== SOURCE MATERIAL ==
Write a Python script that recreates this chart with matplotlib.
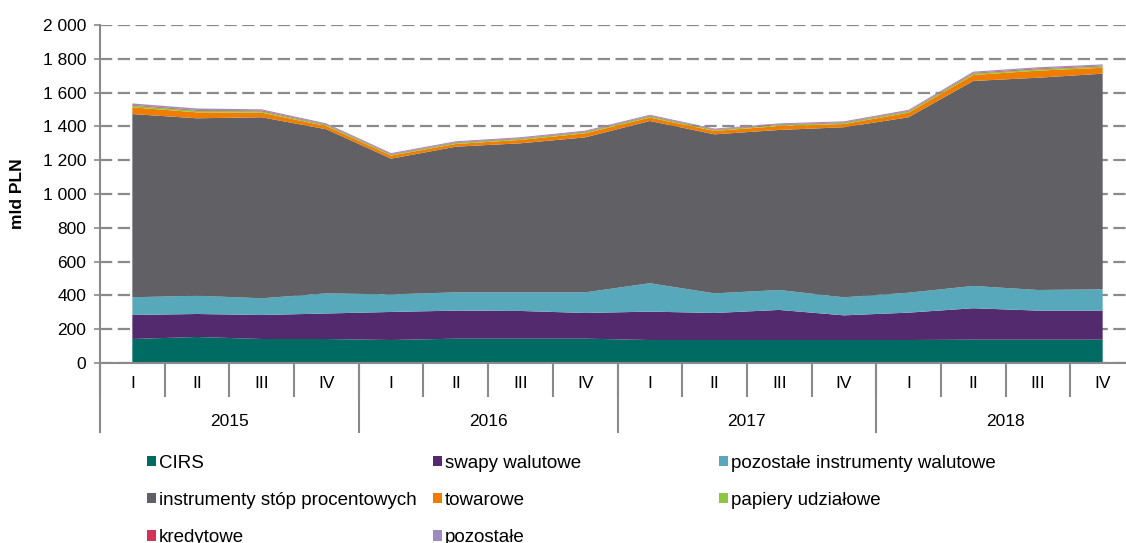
import numpy as np
import matplotlib.pyplot as plt
from matplotlib.patches import Patch
from matplotlib.transforms import blended_transform_factory

plt.rcParams['font.family'] = ['Liberation Sans', 'DejaVu Sans']

years = ["2015", "2016", "2017", "2018"]
quarters = ["I", "II", "III", "IV"]

# mld PLN
cirs = [142, 154, 142, 142, 136, 144, 144, 144, 136, 136, 136, 136, 136, 138, 138, 138]
swapy = [142, 136, 142, 151, 166, 166, 164, 152, 168, 160, 178, 146, 162, 186, 172, 172]
poz_walutowe = [105, 108, 99, 119, 104, 108, 110, 122, 168, 116, 118, 107, 118, 132, 122, 126]
stopy = [1084, 1050, 1071, 971, 803, 862, 882, 917, 960, 941, 947, 1006, 1038, 1213, 1256, 1276]
towarowe = [40, 35, 27, 19, 18, 16, 20, 24, 20, 20, 23, 19, 27, 35, 42, 35]
udzialowe = [10, 10, 9, 7, 6, 7, 7, 7, 8, 6, 7, 7, 8, 9, 9, 9]
kredytowe = [4, 4, 4, 3, 3, 3, 3, 3, 3, 3, 3, 3, 3, 4, 4, 4]
pozostale = [9, 9, 7, 6, 6, 6, 6, 6, 6, 5, 6, 6, 6, 7, 7, 7]

labels = ["CIRS", "swapy walutowe", "pozostałe instrumenty walutowe",
          "instrumenty stóp procentowych", "towarowe", "papiery udziałowe",
          "kredytowe", "pozostałe"]
colors = ["#006b63", "#532a6e", "#57a8bb", "#616065", "#f07d00", "#8dc63f",
          "#d2335a", "#a08bbe"]

fs = 12.5
grey = "#8a8a8a"

fig = plt.figure(figsize=(11.26, 5.43), dpi=100)
ax = fig.add_axes([100/1126, 1 - 363/543, 1035/1126, 338/543])

x = np.arange(len(cirs))
series = [cirs, swapy, poz_walutowe, stopy, towarowe, udzialowe, kredytowe, pozostale]
polys = ax.stackplot(x, *series, colors=colors, linewidth=0)

ax.set_xlim(-0.5, len(x) - 0.5)
ax.set_ylim(0, 2000)
ax.set_yticks(np.arange(0, 2001, 200))
ax.set_yticklabels([f"{v:,}".replace(",", " ") for v in range(0, 2001, 200)])
ax.set_axisbelow(True)
ax.yaxis.grid(True, color=grey, linewidth=1.6, linestyle=(0, (5.5, 2.5)))
ax.tick_params(axis="y", direction="out", length=4, color=grey, width=1.2,
               labelsize=fs, pad=6)

for s in ["top", "right"]:
    ax.spines[s].set_visible(False)
for s in ["left", "bottom"]:
    ax.spines[s].set_color(grey)
    ax.spines[s].set_linewidth(1.5)

# dwupoziomowa oś kategorii
ax.set_xticks(np.arange(-0.5, len(x), 1))
ax.set_xticklabels([])
ax.tick_params(axis="x", direction="out", length=34 * 72 / 100, color=grey, width=1.5)
ax.set_xticks(x, minor=True)
ax.set_xticklabels(quarters * len(years), minor=True)
ax.tick_params(axis="x", which="minor", length=0, labelsize=fs, pad=9)

trans = blended_transform_factory(ax.transData, ax.transAxes)
for i in range(len(years) + 1):
    xb = i * 4 - 0.5
    ax.plot([xb, xb], [0, -69 / 338], transform=trans, color=grey, lw=1.5,
            clip_on=False)
for i, yr in enumerate(years):
    ax.text(i * 4 + 1.5, -58 / 338, yr, transform=trans, ha="center",
            va="center", fontsize=fs)

fig.text(18 / 1126, 1 - 194 / 543, "mld PLN", rotation=90, ha="center",
         va="center", fontsize=fs, fontweight="bold")

# legenda: trzy kolumny o równej szerokości
cols = [[0, 3, 6], [1, 4, 7], [2, 5]]
col_x = [147, 433, 719]
for cx, idx in zip(col_x, cols):
    handles = [Patch(facecolor=colors[k], edgecolor="none") for k in idx]
    fig.legend(handles, [labels[k] for k in idx], loc="upper left",
               bbox_to_anchor=(cx / 1126, 1 - 454.5 / 543), frameon=False,
               fontsize=13.5, handlelength=0.5, handleheight=0.5,
               handletextpad=0.12, labelspacing=1.08, borderpad=0,
               borderaxespad=0)

fig.savefig("out.png", dpi=100)
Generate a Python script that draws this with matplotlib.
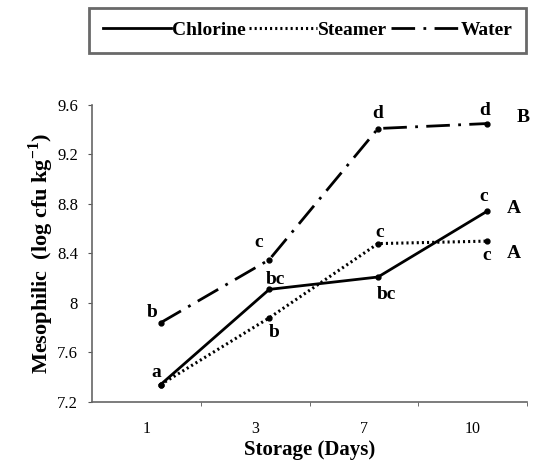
import numpy as np
import matplotlib; matplotlib.use('Agg')
import matplotlib.pyplot as plt

plt.rcParams['font.family'] = ['Liberation Serif', 'DejaVu Serif']
plt.rcParams['mathtext.fontset'] = 'custom'
plt.rcParams['mathtext.rm'] = 'Liberation Serif'
plt.rcParams['mathtext.bf'] = 'Liberation Serif:bold'
plt.rcParams['lines.scale_dashes'] = False

# data
days = ["1", "3", "7", "10"]
chlorine = [7.34, 8.11, 8.21, 8.74]
steamer = [7.34, 7.88, 8.48, 8.50]
water = [7.84, 8.35, 9.41, 9.45]
chl_letters = ["a", "bc", "bc", "c"]
ste_letters = ["", "b", "c", "c"]
wat_letters = ["b", "c", "d", "d"]
groups = {"Chlorine": "A", "Steamer": "A", "Water": "B"}

# letter offsets (pixels) relative to each point
chl_off = [(-4, 12), (6, 10), (8, -17), (-3, 15)]
ste_off = [(0, 0), (5, -15), (2, 11), (0, -14)]
wat_off = [(-8, 10), (-11, 17), (0, 15), (-2, 13)]
grp_off = {"Chlorine": (27, 3), "Steamer": (27, -12), "Water": (36, 6)}

fig = plt.figure(figsize=(5.39, 4.63), dpi=100)
ax = fig.add_axes([92/539, 1-402/463, 435/539, 297/463])

x = np.arange(len(days))
xp = x + 0.13  # points sit a bit right of the category centre, as in the original

l1, = ax.plot(xp, chlorine, color='black', lw=2.0, ls='-', marker='o', ms=3.5)
l2, = ax.plot(xp, steamer, color='black', lw=2.2, ls=(0, (1.5, 2.2)), marker='o', ms=3.5)
l3, = ax.plot(xp, water, color='black', lw=2.0, ls=(0, (17, 6, 2, 6)), marker='o', ms=3.5)

fnt = dict(fontsize=14, fontweight='bold', ha='center', va='center')
for vals, lets, offs in [(chlorine, chl_letters, chl_off), (steamer, ste_letters, ste_off),
                         (water, wat_letters, wat_off)]:
    for i in range(len(days)):
        if lets[i]:
            ax.annotate(lets[i], (xp[i], vals[i]), xytext=offs[i],
                        textcoords='offset pixels', **fnt)
for name, vals in [("Chlorine", chlorine), ("Steamer", steamer), ("Water", water)]:
    ax.annotate(groups[name], (xp[-1], vals[-1]), xytext=grp_off[name],
                textcoords='offset pixels', annotation_clip=False, **fnt)

ax.set_xlim(-0.5, 3.5)
ax.set_ylim(7.2, 9.6)
ax.set_yticks([7.2, 7.6, 8.0, 8.4, 8.8, 9.2, 9.6])
ax.set_yticklabels(["7.2", "7.6", "8", "8.4", "8.8", "9.2", "9.6"])
ax.set_xticks(x)
ax.set_xticklabels(days)
ax.set_xticks([0.5, 1.5, 2.5, 3.5], minor=True)
ax.tick_params(axis='x', which='major', length=0, pad=14, labelsize=11.5)
ax.tick_params(axis='x', which='minor', length=3, color='#555')
ax.tick_params(axis='y', length=3, color='#555', labelsize=12, pad=7)
for s in ['top', 'right']:
    ax.spines[s].set_visible(False)
for s in ['left', 'bottom']:
    ax.spines[s].set_color('#666')
    ax.spines[s].set_linewidth(1.2)

ax.set_xlabel("Storage (Days)", fontsize=15, fontweight='bold', labelpad=2)
ax.set_ylabel("Mesophilic  (log cfu kg$^{\\mathbf{-1}}$)", fontsize=16, fontweight='bold', labelpad=1)

leg = fig.legend([l1, l2, l3], ["Chlorine", "Steamer", "Water"], ncol=3,
                 loc='upper left', bbox_to_anchor=(89/539, 1-8/463),
                 frameon=True, fancybox=False, edgecolor='#444',
                 prop=dict(size=14, weight='bold'), handlelength=3.5,
                 handletextpad=0.05, columnspacing=0.2, borderpad=0.7,
                 borderaxespad=0)
leg.get_frame().set_linewidth(2)
for h in leg.legend_handles:
    h.set_marker('')

fig.savefig("out.png", dpi=100)
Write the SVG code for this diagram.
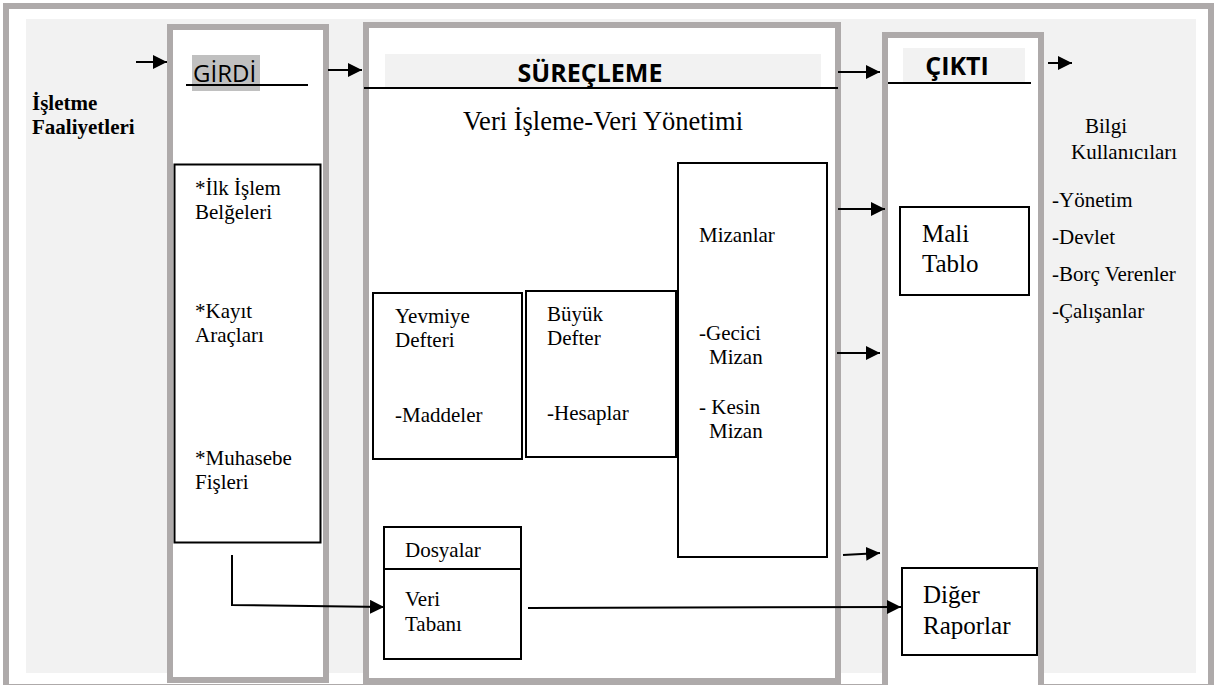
<svg xmlns="http://www.w3.org/2000/svg" width="1215" height="685" viewBox="0 0 1215 685">
<defs>
<marker id="ah" markerUnits="userSpaceOnUse" markerWidth="15" markerHeight="14" refX="14" refY="7" orient="auto">
<path d="M0,0 L14,7 L0,14 z" fill="#000"/>
</marker>
<style>
.col{fill:#fff;stroke:#aeaaaa;stroke-width:6}
.box{fill:#fff;stroke:#000;stroke-width:2}
.t{font-family:"Liberation Serif","Times New Roman",serif;font-size:21px;fill:#000}
.tb{font-family:"Liberation Serif","Times New Roman",serif;font-size:21px;font-weight:bold;fill:#000}
.big{font-size:25px}
.h{font-family:"Open Sans","Noto Sans",sans-serif;fill:#000}
.ln{stroke:#000;stroke-width:2;fill:none}
.ar{stroke:#000;stroke-width:2;fill:none;marker-end:url(#ah)}
</style>
</defs>
<rect x="6" y="6" width="1205" height="681" fill="#fff" stroke="#aeaaaa" stroke-width="6"/>
<rect x="26" y="19" width="1170" height="654" fill="#f2f2f2"/>

<g id="isletme">
<text class="tb" x="32" y="110">İşletme</text>
<text class="tb" x="32" y="134">Faaliyetleri</text>
</g>

<g id="girdi">
<rect class="col" x="170" y="27" width="156" height="653"/>
<rect x="192" y="55" width="68" height="36" fill="#c0c0c0"/>
<text class="h" x="193" y="82" font-size="24">GİRDİ</text>
<line class="ln" x1="186" y1="85" x2="308" y2="85"/>
</g>

<g id="girdi-list">
<rect class="box" x="174.5" y="164.5" width="146" height="378"/>
<text class="t" x="195" y="195">*İlk İşlem</text>
<text class="t" x="195" y="219">Belğeleri</text>
<text class="t" x="195" y="318">*Kayıt</text>
<text class="t" x="195" y="342">Araçları</text>
<text class="t" x="195" y="465">*Muhasebe</text>
<text class="t" x="195" y="489">Fişleri</text>
</g>

<g id="surecleme">
<rect class="col" x="366" y="25" width="472" height="656"/>
<rect x="385" y="54" width="436" height="33" fill="#f2f2f2"/>
<text class="h" x="590" y="82" font-size="25" font-weight="bold" text-anchor="middle">SÜREÇLEME</text>
<line class="ln" x1="364" y1="88" x2="838" y2="88"/>
<text class="t" x="603" y="130" font-size="26.5" text-anchor="middle" style="font-size:26.5px">Veri İşleme-Veri Yönetimi</text>
</g>

<g id="yevmiye">
<rect class="box" x="373" y="293" width="149" height="166"/>
<text class="t" x="395" y="323">Yevmiye</text>
<text class="t" x="395" y="347">Defteri</text>
<text class="t" x="395" y="422">-Maddeler</text>
</g>

<g id="buyuk">
<rect class="box" x="526" y="291" width="150" height="166"/>
<text class="t" x="547" y="321">Büyük</text>
<text class="t" x="547" y="345">Defter</text>
<text class="t" x="547" y="420">-Hesaplar</text>
</g>

<g id="mizanlar">
<rect class="box" x="678" y="163" width="149" height="394"/>
<text class="t" x="699" y="242">Mizanlar</text>
<text class="t" x="699" y="340">-Gecici</text>
<text class="t" x="709" y="364">Mizan</text>
<text class="t" x="699" y="414">- Kesin</text>
<text class="t" x="709" y="438">Mizan</text>
</g>

<g id="dosyalar">
<rect class="box" x="384" y="527" width="137" height="132"/>
<line class="ln" x1="384" y1="569" x2="521" y2="569"/>
<text class="t" x="405" y="557">Dosyalar</text>
<text class="t" x="405" y="606">Veri</text>
<text class="t" x="405" y="631">Tabanı</text>
</g>

<g id="cikti">
<rect class="col" x="885" y="35" width="156" height="670"/>
<rect x="903" y="48" width="122" height="34" fill="#f2f2f2"/>
<text class="h" x="957" y="75" font-size="25" font-weight="bold" text-anchor="middle">ÇIKTI</text>
<line class="ln" x1="888" y1="83" x2="1031" y2="83"/>
</g>

<g id="mali-tablo">
<rect class="box" x="900" y="207" width="129" height="88"/>
<text class="t big" x="922" y="242">Mali</text>
<text class="t big" x="922" y="272">Tablo</text>
</g>

<g id="diger-raporlar">
<rect class="box" x="902" y="568" width="135" height="87"/>
<text class="t big" x="923" y="603">Diğer</text>
<text class="t big" x="923" y="634">Raporlar</text>
</g>

<g id="bilgi">
<text class="t" x="1085" y="133">Bilgi</text>
<text class="t" x="1071" y="159">Kullanıcıları</text>
<text class="t" x="1052" y="207">-Yönetim</text>
<text class="t" x="1052" y="244">-Devlet</text>
<text class="t" x="1052" y="281">-Borç Verenler</text>
<text class="t" x="1052" y="318">-Çalışanlar</text>
</g>

<g id="connectors">
<line class="ar" x1="136" y1="62" x2="167" y2="62"/>
<line class="ar" x1="328" y1="70" x2="362" y2="70"/>
<line class="ar" x1="838" y1="72" x2="880" y2="72"/>
<line class="ar" x1="1048" y1="63" x2="1072" y2="63"/>
<line class="ar" x1="838" y1="209" x2="885" y2="209"/>
<line class="ar" x1="837" y1="353" x2="880" y2="353"/>
<line class="ar" x1="843" y1="555" x2="880" y2="553"/>
<path class="ar" d="M232,555 L232,605 L384,607"/>
<line class="ar" x1="528" y1="608" x2="901" y2="607"/>
</g>
</svg>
===
*WHAT YOU HAVE TO DO:* The material above holds pictures; leave them out. Repeat exactly the lines from the one containing "Generate a Python" through the one containing "6)), marker='o', ms=3.5)", and nothing else.

*PROBLEM SOLUTION:*
Generate a Python script that draws this with matplotlib.
import numpy as np
import matplotlib; matplotlib.use('Agg')
import matplotlib.pyplot as plt

plt.rcParams['font.family'] = ['Liberation Serif', 'DejaVu Serif']
plt.rcParams['mathtext.fontset'] = 'custom'
plt.rcParams['mathtext.rm'] = 'Liberation Serif'
plt.rcParams['mathtext.bf'] = 'Liberation Serif:bold'
plt.rcParams['lines.scale_dashes'] = False

# data
days = ["1", "3", "7", "10"]
chlorine = [7.34, 8.11, 8.21, 8.74]
steamer = [7.34, 7.88, 8.48, 8.50]
water = [7.84, 8.35, 9.41, 9.45]
chl_letters = ["a", "bc", "bc", "c"]
ste_letters = ["", "b", "c", "c"]
wat_letters = ["b", "c", "d", "d"]
groups = {"Chlorine": "A", "Steamer": "A", "Water": "B"}

# letter offsets (pixels) relative to each point
chl_off = [(-4, 12), (6, 10), (8, -17), (-3, 15)]
ste_off = [(0, 0), (5, -15), (2, 11), (0, -14)]
wat_off = [(-8, 10), (-11, 17), (0, 15), (-2, 13)]
grp_off = {"Chlorine": (27, 3), "Steamer": (27, -12), "Water": (36, 6)}

fig = plt.figure(figsize=(5.39, 4.63), dpi=100)
ax = fig.add_axes([92/539, 1-402/463, 435/539, 297/463])

x = np.arange(len(days))
xp = x + 0.13  # points sit a bit right of the category centre, as in the original

l1, = ax.plot(xp, chlorine, color='black', lw=2.0, ls='-', marker='o', ms=3.5)
l2, = ax.plot(xp, steamer, color='black', lw=2.2, ls=(0, (1.5, 2.2)), marker='o', ms=3.5)
l3, = ax.plot(xp, water, color='black', lw=2.0, ls=(0, (17, 6, 2, 6)), marker='o', ms=3.5)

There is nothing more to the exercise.